Upskill: educate and train the novice in a range of land and wildlife functions from novice leading to competent levels following best practice and procedures. Focusing on how game keeping etc fits in with ethical, ecological land and wildlife management.
Deliver careers development: move the individual from the competent to a professional level with the correct skills and experience. Recovery activity: for wounded, injured and sick, which can range from adaptive shooting, respite breaks, fishing, conservation projects and any other work that is adaptable and appropriate. Additionally, the project seeks to raise the profile and influence of the Royal Marines Association and Charity, who are so vital to the providing life support to all our people, serving or not. With the aims and ambitions set for Project Artemis, support from the rural sector was sought to conduct further work experience on a larger scale.
The Ardnamurchan Estate on the West Coast of Scotland and West Highland Hunting was approached with the request to support training and professional development as deer guides. The response was tremendous, we couldn’t have found a better organisation and people to show us the way. An initial scoping plan with Owner (Donald Housten) Manager (William Kelly) and the Game Manager (Niall Rowentree) on how the training and work experience could be delivered was conducted. Followed by a season of rehearsing this on a small scale with two Marines.
This led to the inaugural season in 2019 as deer stalking trainees on the Ardnamurchan Estate with West Highland Hunting. With training from Niall Rowentree and Steve Grant, Marines have been utilised as Ghillies, October through to November. The tasks and education have been multi-faceted, ranging from stalking, carcass extraction, marksmanship, gralloching and larder skills etc.
Most importantly is the knowledge and education on how deer management is intrinsically linked to the complex issue of land and wildlife management as a whole. Leading to one of the most crucial lessons of all, correct species identification and selection for culling, ensuring that the correct animals are removed to support a higher land and conservation vision, in an ethical and justified manner.
Many of the skills being learnt are strikingly similar to the function of a Marine in combat, not only are they developing essential skills to transition into the rural sector. We are also enhancing our core combat skills such as marksmanship, weapon handling, physical fitness, endurance, navigation, risk analyses, leadership and fieldcraft, to name a few.

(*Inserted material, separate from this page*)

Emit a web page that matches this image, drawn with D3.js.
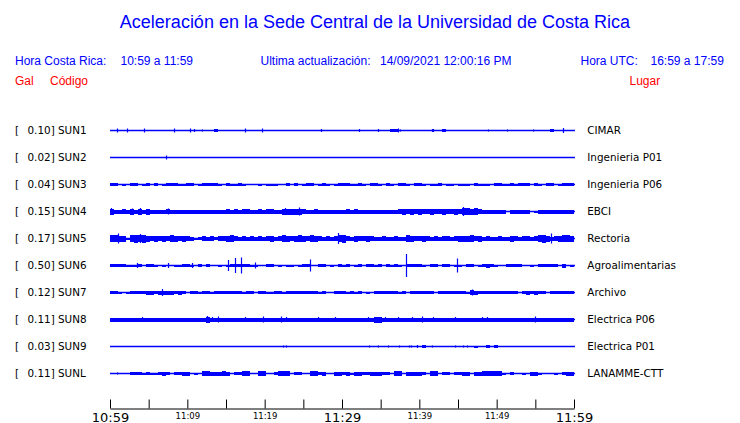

Thanks to the Ardnamurchan Estate and West Highland Hunting, Royal Marines are being trained and mentored by professional deer stalkers and as is often the case, history is repeating itself. The very ground that Project Artemis personal are learning on today is the same used in 1940 to 1945 during World War 2 by aspiring Commandos. When the Nation was at its darkest hour, Churchill decreed: “Enterprises must be prepared, with specially-trained troops of the hunter class, who can develop a reign of terror down these coasts, first of all on the ‘butcher and bolt’ policy”, Churchill needed men to take the fight back to Axis forces and so the Commandos were born.
They were trained in the West Coast of Scotland, from Lochailort, Ardnamurchan, Ardnish to Achnacarry and as the inscription on the imposing Commando Memorial at Spean Bridge states: “This country was their training ground.” So, after 75 years, they are, once again being trained on the very ground and by the same communities our forefathers were. The West Highland Commando renaissance has begun. In summary, Project Artemis Royal Marines is all about one thing: “Re-connecting Royal Marines with the countryside they serve!”
As an ex solider myself who served for 10-years in the Army in the 1970s, I too faced the same transition from an extended family that looks after your every need and also puts you in harm’s way, to walking into a new and demanding world, where being an ex-squaddie cuts little ice with the civilian community. I was lucky, as through the then Joint Services Recruitment Programme, I got a job with the Met Police D11 firearms section as an armourer, then the BBC as a property armourer, where I taught actors to use guns of all types, archery kit and even sword fighting, which set me on my new career that ended up with me running various shooting magazines. I’m very pro the British Forces and always donate money, as I feel these men and women deserve our help and respect, as it seems they don’t get that or the support they should. Last year in Scotland I met two guys from something called Project Artemis, which turned out to be a Royal Marine initiative to train serving members and those invalided out or discharged, in the country pursuits, with a view to future employment. I contacted WO1 Steve Tompkins whose idea it was, and he’s kindly put pen to paper.